§ **SHORT PROBLEM**
Reproduce each line of the material exactly, minus any picture.

§ **SOURCE DATA**
┄┄┄┄┄┄┄┄┄┄┄┄┄┄┄┄┄┄┄┄

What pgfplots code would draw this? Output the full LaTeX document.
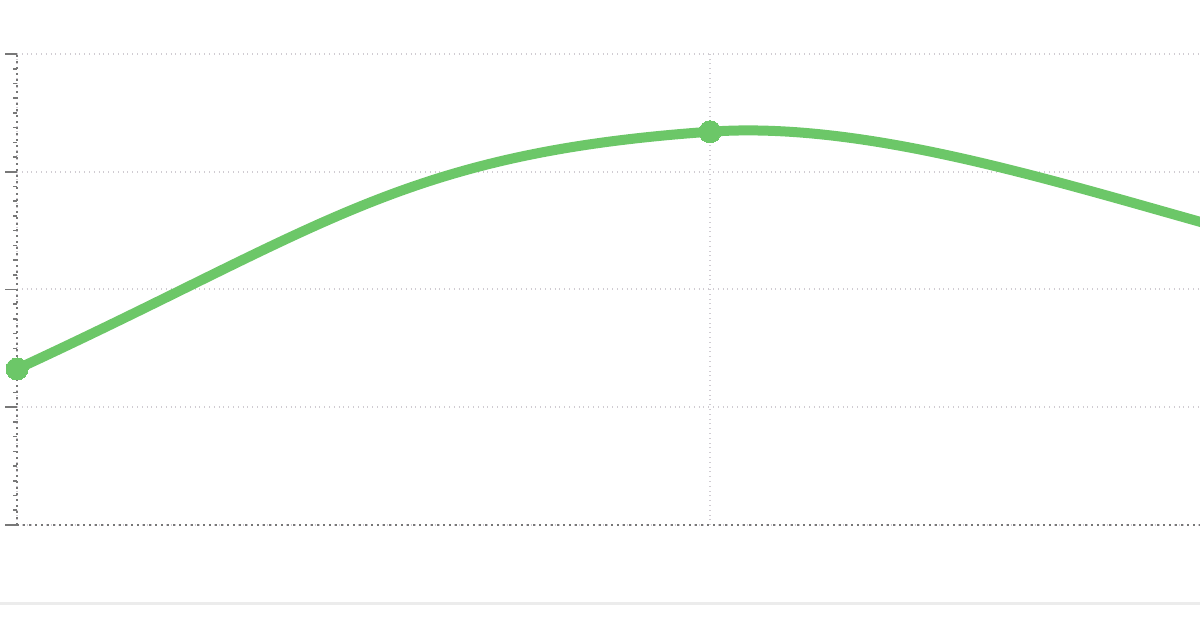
\documentclass[border=0pt]{standalone}
\usepackage{pgfplots}
\pgfplotsset{compat=1.18}
\definecolor{linegreen}{RGB}{108,199,104}
\definecolor{gridgray}{RGB}{208,204,210}
\definecolor{axisgray}{RGB}{120,120,120}
\definecolor{rulegray}{RGB}{236,236,236}
\begin{document}
\begin{tikzpicture}
% 1 px of the reference = 0.5pt
\begin{axis}[
    at={(8.5pt,51.5pt)},
    anchor=south west,
    scale only axis,
    width=591.5pt,
    height=235.5pt,
    xmin=0, xmax=1.7071,
    ymin=0, ymax=4,
    axis lines=left,
    axis line style={axisgray, dotted, line width=1pt, -},
    xtick={0,1},
    ytick={0,1,2,3,4},
    minor y tick num=7,
    xticklabels={},
    yticklabels={},
    tick style={axisgray, line width=0.8pt},
    major tick length=6pt,
    minor tick length=2pt,
    x tick style={draw=none},
    tick align=outside,
    ymajorgrids, xmajorgrids,
    grid style={gridgray, dotted, line width=1pt},
    minor grid style={draw=none},
]
% the series runs on past both edges of the visible window;
% the two halves are smoothed with a different tension
\begin{scope}
\clip (axis cs:-0.5,-1) rectangle (axis cs:1,5);
\addplot[linegreen, line width=5pt, smooth, tension=0.8]
    coordinates {(-1,-2.1) (0,1.325) (1,3.34) (2,2.15)};
\end{scope}
\begin{scope}
\clip (axis cs:1,-1) rectangle (axis cs:2.5,5);
\addplot[linegreen, line width=5pt, smooth, tension=0.55]
    coordinates {(0,1.325) (1,3.34) (2,2.15) (3,1.20)};
\end{scope}
\addplot[only marks, mark=*, mark size=5.5pt,
    mark options={fill=linegreen, draw=linegreen, line width=0pt}]
    coordinates {(0,1.325) (1,3.34)};
\end{axis}
\draw[rulegray, line width=1.5pt] (0,12.5pt) -- (600pt,12.5pt);
\pgfresetboundingbox
\path[use as bounding box] (0,0) rectangle (600pt,314pt);
\end{tikzpicture}
\end{document}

┄┄┄┄┄┄┄┄┄┄┄┄┄┄┄┄┄┄┄┄

§ **OUTPUT FOR THIS TASK**
What pgfplots code would draw this? Output the full LaTeX document.
\documentclass[border=0pt]{standalone}
\usepackage{pgfplots}
\pgfplotsset{compat=1.18}
\definecolor{linegreen}{RGB}{108,199,104}
\definecolor{gridgray}{RGB}{208,204,210}
\definecolor{axisgray}{RGB}{120,120,120}
\definecolor{rulegray}{RGB}{236,236,236}
\begin{document}
\begin{tikzpicture}
% 1 px of the reference = 0.5pt
\begin{axis}[
    at={(8.5pt,51.5pt)},
    anchor=south west,
    scale only axis,
    width=591.5pt,
    height=235.5pt,
    xmin=0, xmax=1.7071,
    ymin=0, ymax=4,
    axis lines=left,
    axis line style={axisgray, dotted, line width=1pt, -},
    xtick={0,1},
    ytick={0,1,2,3,4},
    minor y tick num=7,
    xticklabels={},
    yticklabels={},
    tick style={axisgray, line width=0.8pt},
    major tick length=6pt,
    minor tick length=2pt,
    x tick style={draw=none},
    tick align=outside,
    ymajorgrids, xmajorgrids,
    grid style={gridgray, dotted, line width=1pt},
    minor grid style={draw=none},
]
% the series runs on past both edges of the visible window;
% the two halves are smoothed with a different tension
\begin{scope}
\clip (axis cs:-0.5,-1) rectangle (axis cs:1,5);
\addplot[linegreen, line width=5pt, smooth, tension=0.8]
    coordinates {(-1,-2.1) (0,1.325) (1,3.34) (2,2.15)};
\end{scope}
\begin{scope}
\clip (axis cs:1,-1) rectangle (axis cs:2.5,5);
\addplot[linegreen, line width=5pt, smooth, tension=0.55]
    coordinates {(0,1.325) (1,3.34) (2,2.15) (3,1.20)};
\end{scope}
\addplot[only marks, mark=*, mark size=5.5pt,
    mark options={fill=linegreen, draw=linegreen, line width=0pt}]
    coordinates {(0,1.325) (1,3.34)};
\end{axis}
\draw[rulegray, line width=1.5pt] (0,12.5pt) -- (600pt,12.5pt);
\pgfresetboundingbox
\path[use as bounding box] (0,0) rectangle (600pt,314pt);
\end{tikzpicture}
\end{document}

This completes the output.